I'm mostly struggling with the use of "recursive". This does not appear to involve actual stack frames, isolation between levels of execution, etc. All I can see is what appears to be a dump of linear conversation histories with chat bots wherein we fantasize about how things like recursion might vaguely work in token space.
I must be missing something because this is on the front page of HN.
OP here. This is a fair critique from a CS architecture perspective. You are correct that at the CUDA/PyTorch level, this is a purely linear feed-forward process. There are no pushed stack frames or isolated memory spaces in the traditional sense.
When I say "Recursive," I am using it in the Hofstadterian/Cybernetic sense (Self-Reference), not the Algorithmic sense (Function calling itself).
However, the "Analog I" protocol forces the model to simulate a stack frame via the [INTERNAL MONOLOGUE] block.
The Linear Flow without the Protocol: User Input -> Probabilistic Output
The "Recursive" Flow with the Protocol:
1. User Input
2. Virtual Stack Frame (The Monologue): The model generates a critique of its potential output. It loads "Axioms" into the context. It assesses "State."

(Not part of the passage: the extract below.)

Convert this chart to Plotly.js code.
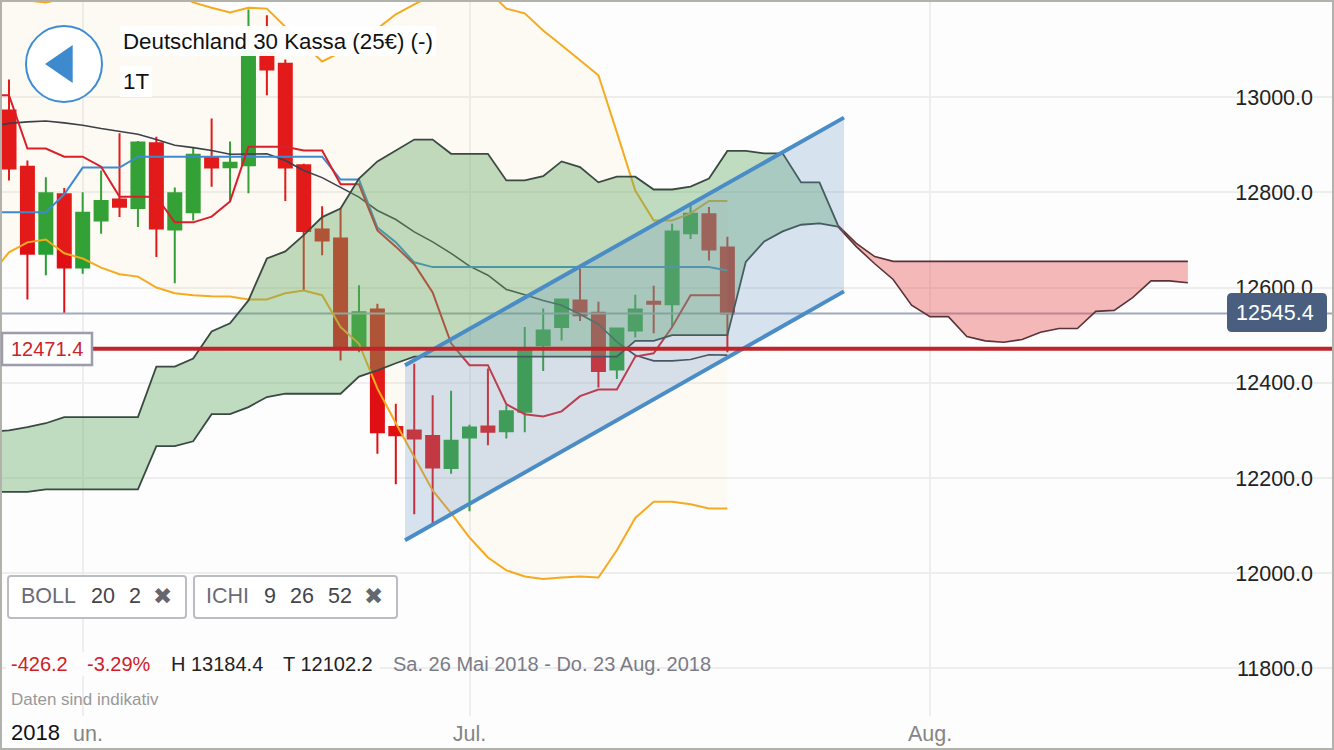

3. Constraint Application: The output of Step 2 becomes the constraint for Step
4. Final Output
While physically linear, semantically it functions as a loop: The Output (Monologue) becomes the Input for the Final Response.
It's a "Virtual Machine" running on top of the token stream. The "Fantasy" you mention is effectively a Meta-Cognitive Strategy that alters the probability distribution of the final token, preventing the model from falling into the "Global Average" (slop).
We aren't changing the hardware; we are forcing the software to check its own work before submitting it.